*Dataset*
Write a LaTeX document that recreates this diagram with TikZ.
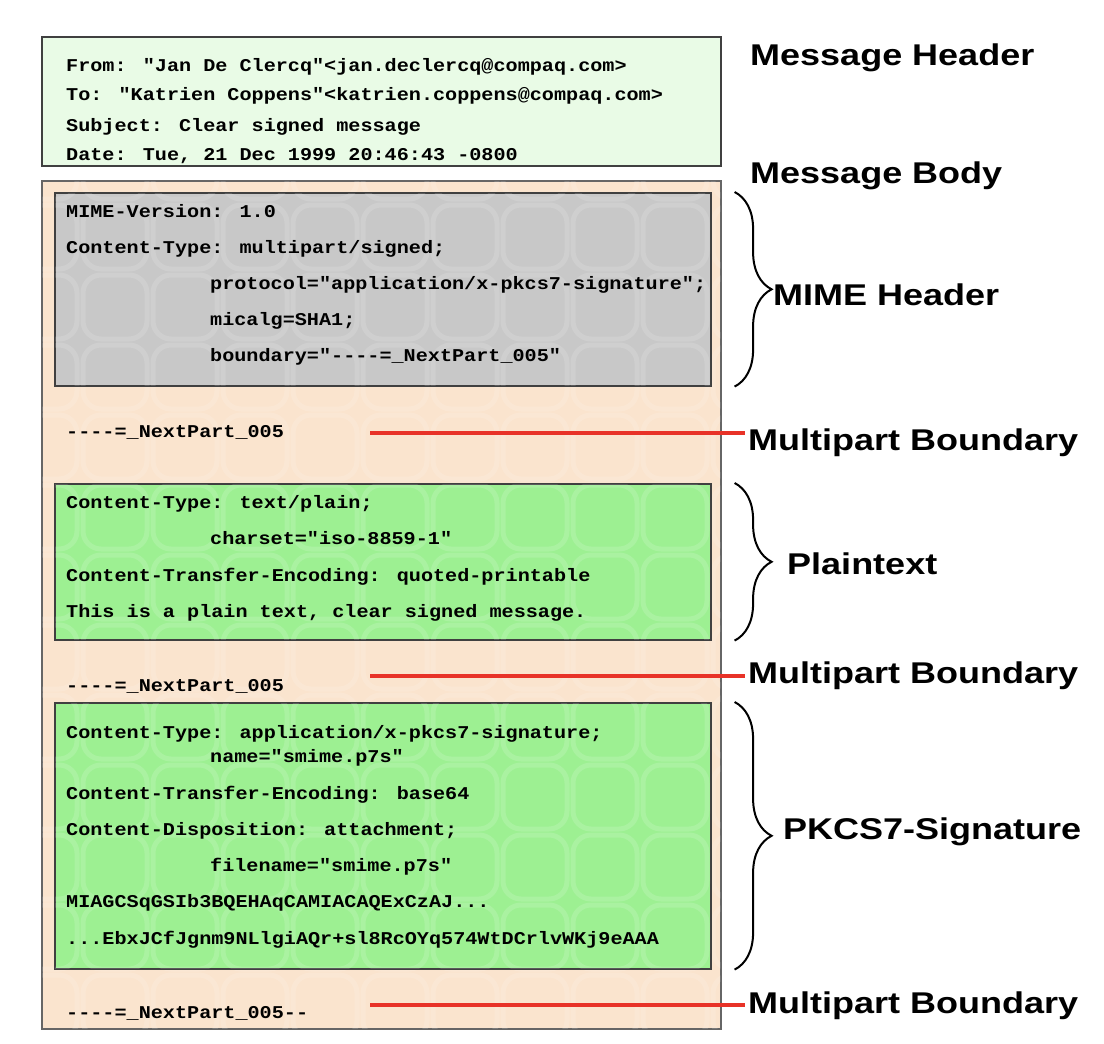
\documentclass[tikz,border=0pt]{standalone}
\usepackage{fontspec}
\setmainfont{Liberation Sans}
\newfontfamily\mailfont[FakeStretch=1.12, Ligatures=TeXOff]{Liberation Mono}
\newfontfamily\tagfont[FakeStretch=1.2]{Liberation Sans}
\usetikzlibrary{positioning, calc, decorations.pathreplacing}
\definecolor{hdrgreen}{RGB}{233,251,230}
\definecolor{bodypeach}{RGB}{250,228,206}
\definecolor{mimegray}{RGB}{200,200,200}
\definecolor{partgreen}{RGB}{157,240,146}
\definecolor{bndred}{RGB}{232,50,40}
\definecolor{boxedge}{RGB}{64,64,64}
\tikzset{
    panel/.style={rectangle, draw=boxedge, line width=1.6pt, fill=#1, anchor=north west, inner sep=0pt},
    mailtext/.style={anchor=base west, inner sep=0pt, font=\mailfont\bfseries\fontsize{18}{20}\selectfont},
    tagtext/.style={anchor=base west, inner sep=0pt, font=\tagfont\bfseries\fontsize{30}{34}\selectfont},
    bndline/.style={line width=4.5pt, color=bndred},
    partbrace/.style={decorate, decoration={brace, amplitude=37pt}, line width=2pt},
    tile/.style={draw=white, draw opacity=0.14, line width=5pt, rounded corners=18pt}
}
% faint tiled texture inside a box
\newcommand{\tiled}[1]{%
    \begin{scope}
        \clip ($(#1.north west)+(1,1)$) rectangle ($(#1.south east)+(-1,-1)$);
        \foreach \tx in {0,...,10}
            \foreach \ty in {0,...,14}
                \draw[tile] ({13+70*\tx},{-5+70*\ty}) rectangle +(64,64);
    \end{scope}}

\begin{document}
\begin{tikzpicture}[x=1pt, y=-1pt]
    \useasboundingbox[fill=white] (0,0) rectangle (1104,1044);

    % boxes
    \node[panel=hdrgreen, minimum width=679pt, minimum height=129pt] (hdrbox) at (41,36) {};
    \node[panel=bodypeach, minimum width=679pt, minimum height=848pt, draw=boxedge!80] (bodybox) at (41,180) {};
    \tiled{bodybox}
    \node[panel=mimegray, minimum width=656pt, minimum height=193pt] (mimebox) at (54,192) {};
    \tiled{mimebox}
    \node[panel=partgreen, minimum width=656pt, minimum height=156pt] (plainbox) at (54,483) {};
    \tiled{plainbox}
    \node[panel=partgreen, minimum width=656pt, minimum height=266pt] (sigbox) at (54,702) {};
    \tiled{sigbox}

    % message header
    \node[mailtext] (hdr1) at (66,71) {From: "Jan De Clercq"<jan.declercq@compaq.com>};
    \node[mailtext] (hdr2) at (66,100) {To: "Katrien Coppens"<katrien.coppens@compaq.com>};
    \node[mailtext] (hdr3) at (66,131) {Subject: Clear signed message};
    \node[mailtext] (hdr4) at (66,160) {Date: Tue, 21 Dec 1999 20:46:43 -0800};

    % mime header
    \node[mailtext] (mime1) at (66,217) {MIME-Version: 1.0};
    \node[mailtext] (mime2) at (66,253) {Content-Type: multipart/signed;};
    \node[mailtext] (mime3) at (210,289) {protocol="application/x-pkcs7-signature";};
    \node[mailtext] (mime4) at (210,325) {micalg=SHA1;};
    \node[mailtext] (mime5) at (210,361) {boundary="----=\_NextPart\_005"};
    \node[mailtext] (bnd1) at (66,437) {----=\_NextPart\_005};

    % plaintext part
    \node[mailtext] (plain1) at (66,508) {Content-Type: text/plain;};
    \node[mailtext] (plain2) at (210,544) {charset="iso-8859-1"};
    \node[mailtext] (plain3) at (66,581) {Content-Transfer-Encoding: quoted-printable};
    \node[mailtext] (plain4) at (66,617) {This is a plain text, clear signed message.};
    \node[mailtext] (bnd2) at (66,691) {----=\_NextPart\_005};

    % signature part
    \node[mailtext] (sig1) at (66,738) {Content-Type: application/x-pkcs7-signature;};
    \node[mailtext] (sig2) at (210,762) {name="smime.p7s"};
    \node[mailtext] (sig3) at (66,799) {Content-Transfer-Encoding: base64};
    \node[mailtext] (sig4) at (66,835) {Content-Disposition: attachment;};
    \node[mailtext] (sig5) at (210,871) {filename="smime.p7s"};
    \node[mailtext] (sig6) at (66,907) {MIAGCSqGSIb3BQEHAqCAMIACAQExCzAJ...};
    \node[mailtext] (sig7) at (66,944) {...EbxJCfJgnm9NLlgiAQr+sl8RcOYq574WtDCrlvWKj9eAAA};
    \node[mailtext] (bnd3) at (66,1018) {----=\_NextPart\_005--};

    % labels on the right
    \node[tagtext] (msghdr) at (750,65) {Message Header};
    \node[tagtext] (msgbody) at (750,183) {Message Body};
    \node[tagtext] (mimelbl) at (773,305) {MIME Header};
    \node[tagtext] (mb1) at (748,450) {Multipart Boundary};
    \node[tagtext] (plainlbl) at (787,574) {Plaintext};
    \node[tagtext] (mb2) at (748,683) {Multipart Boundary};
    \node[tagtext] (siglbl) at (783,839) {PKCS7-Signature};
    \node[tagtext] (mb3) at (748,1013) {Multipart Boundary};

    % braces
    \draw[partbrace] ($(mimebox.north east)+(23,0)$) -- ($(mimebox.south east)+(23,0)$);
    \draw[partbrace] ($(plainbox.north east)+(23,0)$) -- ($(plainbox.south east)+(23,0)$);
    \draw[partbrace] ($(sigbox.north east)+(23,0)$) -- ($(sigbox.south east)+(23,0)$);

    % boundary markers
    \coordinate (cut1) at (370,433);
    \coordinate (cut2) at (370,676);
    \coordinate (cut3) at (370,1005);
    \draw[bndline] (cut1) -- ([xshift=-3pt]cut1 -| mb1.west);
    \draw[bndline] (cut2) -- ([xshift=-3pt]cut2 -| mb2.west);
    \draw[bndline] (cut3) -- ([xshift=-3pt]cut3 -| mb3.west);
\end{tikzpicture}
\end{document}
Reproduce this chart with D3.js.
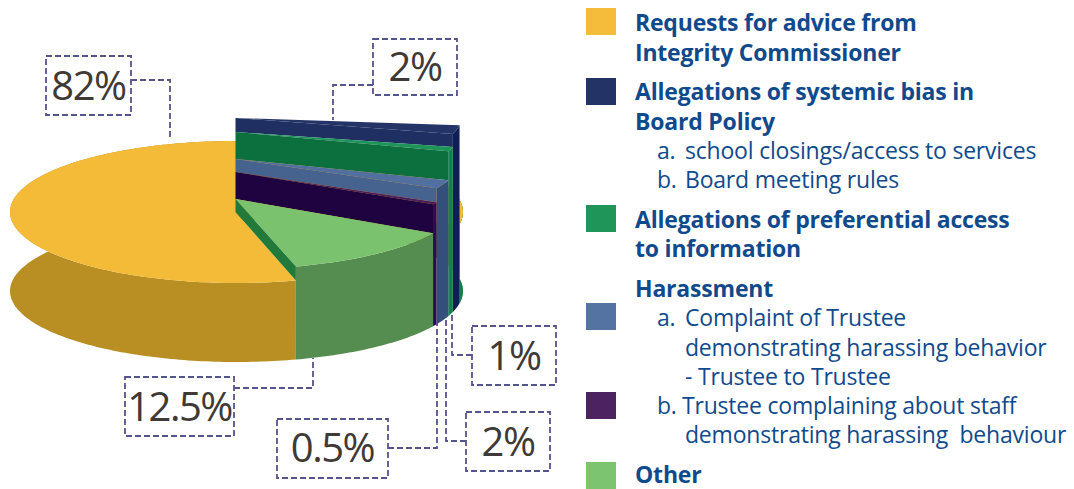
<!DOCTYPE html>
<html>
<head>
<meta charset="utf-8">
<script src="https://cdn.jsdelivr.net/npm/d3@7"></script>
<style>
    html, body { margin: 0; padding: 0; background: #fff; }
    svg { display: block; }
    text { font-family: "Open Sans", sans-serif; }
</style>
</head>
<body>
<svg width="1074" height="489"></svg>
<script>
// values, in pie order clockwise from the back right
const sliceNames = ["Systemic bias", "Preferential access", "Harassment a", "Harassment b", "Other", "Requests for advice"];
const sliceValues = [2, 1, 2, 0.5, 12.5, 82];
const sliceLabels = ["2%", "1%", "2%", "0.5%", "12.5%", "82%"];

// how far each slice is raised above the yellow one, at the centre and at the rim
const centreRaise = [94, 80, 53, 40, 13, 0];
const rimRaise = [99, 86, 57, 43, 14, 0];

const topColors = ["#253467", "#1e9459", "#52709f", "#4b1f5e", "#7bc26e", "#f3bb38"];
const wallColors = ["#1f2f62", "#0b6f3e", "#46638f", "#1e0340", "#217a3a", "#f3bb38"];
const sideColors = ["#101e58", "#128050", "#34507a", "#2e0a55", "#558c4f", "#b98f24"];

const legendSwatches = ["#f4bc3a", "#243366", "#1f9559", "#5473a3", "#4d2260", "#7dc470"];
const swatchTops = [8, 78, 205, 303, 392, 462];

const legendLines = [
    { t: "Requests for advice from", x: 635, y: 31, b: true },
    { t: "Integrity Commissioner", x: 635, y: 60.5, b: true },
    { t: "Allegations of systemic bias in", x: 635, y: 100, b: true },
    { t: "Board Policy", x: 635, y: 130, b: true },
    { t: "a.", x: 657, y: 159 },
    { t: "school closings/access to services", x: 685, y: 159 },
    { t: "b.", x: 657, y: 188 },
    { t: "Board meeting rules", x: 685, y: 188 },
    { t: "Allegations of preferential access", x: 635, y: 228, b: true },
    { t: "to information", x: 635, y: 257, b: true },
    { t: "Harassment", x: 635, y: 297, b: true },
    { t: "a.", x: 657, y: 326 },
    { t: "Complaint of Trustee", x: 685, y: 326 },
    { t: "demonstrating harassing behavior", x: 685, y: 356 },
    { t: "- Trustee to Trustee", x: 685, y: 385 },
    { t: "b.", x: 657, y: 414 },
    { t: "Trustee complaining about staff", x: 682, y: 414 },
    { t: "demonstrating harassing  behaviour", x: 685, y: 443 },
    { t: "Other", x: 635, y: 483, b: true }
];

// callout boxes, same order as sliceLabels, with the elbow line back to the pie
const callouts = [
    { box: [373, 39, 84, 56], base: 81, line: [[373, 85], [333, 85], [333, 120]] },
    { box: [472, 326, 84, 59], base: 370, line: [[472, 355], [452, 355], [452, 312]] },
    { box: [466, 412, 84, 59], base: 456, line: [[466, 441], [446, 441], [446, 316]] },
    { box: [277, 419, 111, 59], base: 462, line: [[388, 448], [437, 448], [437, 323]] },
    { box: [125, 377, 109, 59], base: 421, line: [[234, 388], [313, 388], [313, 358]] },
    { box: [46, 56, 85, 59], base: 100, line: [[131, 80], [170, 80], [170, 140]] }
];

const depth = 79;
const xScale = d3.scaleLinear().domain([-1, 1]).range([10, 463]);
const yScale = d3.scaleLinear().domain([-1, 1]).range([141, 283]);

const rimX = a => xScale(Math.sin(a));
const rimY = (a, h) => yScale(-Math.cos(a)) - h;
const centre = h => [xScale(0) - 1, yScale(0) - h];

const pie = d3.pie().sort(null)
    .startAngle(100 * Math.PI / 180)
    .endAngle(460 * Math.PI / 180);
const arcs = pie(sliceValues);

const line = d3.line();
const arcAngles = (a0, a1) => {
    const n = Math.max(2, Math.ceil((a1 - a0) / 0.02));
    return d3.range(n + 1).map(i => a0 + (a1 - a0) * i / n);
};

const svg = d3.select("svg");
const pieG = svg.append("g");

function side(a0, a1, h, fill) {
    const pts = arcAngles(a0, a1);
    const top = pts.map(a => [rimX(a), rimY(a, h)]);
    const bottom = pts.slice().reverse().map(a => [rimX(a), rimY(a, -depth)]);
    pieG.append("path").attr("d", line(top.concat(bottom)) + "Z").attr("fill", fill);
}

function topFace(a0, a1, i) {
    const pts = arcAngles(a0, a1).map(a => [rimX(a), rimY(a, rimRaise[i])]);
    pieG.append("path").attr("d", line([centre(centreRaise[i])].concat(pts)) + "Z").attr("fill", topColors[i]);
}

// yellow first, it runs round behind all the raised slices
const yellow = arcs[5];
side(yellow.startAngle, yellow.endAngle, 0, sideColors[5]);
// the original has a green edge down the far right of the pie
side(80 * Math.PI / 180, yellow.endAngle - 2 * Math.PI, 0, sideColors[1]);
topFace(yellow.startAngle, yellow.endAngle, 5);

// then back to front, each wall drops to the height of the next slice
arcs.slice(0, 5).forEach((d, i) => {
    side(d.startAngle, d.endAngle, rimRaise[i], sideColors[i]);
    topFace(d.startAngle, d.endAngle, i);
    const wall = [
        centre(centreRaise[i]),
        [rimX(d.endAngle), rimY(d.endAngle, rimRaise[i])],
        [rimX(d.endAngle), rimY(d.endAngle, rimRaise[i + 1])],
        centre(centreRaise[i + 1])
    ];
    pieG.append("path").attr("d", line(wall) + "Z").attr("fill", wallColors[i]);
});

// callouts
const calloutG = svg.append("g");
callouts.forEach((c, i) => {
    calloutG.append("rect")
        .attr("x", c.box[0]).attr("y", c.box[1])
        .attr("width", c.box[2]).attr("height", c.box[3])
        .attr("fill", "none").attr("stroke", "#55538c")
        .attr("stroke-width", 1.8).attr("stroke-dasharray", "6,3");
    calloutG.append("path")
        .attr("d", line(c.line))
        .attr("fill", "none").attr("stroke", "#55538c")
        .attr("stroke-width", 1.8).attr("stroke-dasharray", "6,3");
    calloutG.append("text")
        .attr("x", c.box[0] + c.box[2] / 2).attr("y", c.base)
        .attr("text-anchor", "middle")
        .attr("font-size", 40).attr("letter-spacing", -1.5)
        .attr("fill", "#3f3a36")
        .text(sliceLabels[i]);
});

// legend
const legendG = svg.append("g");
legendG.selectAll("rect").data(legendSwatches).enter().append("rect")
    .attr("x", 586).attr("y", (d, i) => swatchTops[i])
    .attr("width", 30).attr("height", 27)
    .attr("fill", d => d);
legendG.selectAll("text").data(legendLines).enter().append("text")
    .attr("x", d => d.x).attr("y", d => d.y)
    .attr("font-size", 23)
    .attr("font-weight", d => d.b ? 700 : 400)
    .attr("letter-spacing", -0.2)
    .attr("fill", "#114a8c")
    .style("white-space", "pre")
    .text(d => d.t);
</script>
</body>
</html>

*Exercise*
Repeat the lines above exactly, beginning with the one containing "Reproduce this chart with D3.js." and finishing with the one containing "const swatchTops = [8, 78, 205, 303, 392, 462];". No pictures belong in the copy.

*Answer to the task*
Reproduce this chart with D3.js.
<!DOCTYPE html>
<html>
<head>
<meta charset="utf-8">
<script src="https://cdn.jsdelivr.net/npm/d3@7"></script>
<style>
    html, body { margin: 0; padding: 0; background: #fff; }
    svg { display: block; }
    text { font-family: "Open Sans", sans-serif; }
</style>
</head>
<body>
<svg width="1074" height="489"></svg>
<script>
// values, in pie order clockwise from the back right
const sliceNames = ["Systemic bias", "Preferential access", "Harassment a", "Harassment b", "Other", "Requests for advice"];
const sliceValues = [2, 1, 2, 0.5, 12.5, 82];
const sliceLabels = ["2%", "1%", "2%", "0.5%", "12.5%", "82%"];

// how far each slice is raised above the yellow one, at the centre and at the rim
const centreRaise = [94, 80, 53, 40, 13, 0];
const rimRaise = [99, 86, 57, 43, 14, 0];

const topColors = ["#253467", "#1e9459", "#52709f", "#4b1f5e", "#7bc26e", "#f3bb38"];
const wallColors = ["#1f2f62", "#0b6f3e", "#46638f", "#1e0340", "#217a3a", "#f3bb38"];
const sideColors = ["#101e58", "#128050", "#34507a", "#2e0a55", "#558c4f", "#b98f24"];

const legendSwatches = ["#f4bc3a", "#243366", "#1f9559", "#5473a3", "#4d2260", "#7dc470"];
const swatchTops = [8, 78, 205, 303, 392, 462];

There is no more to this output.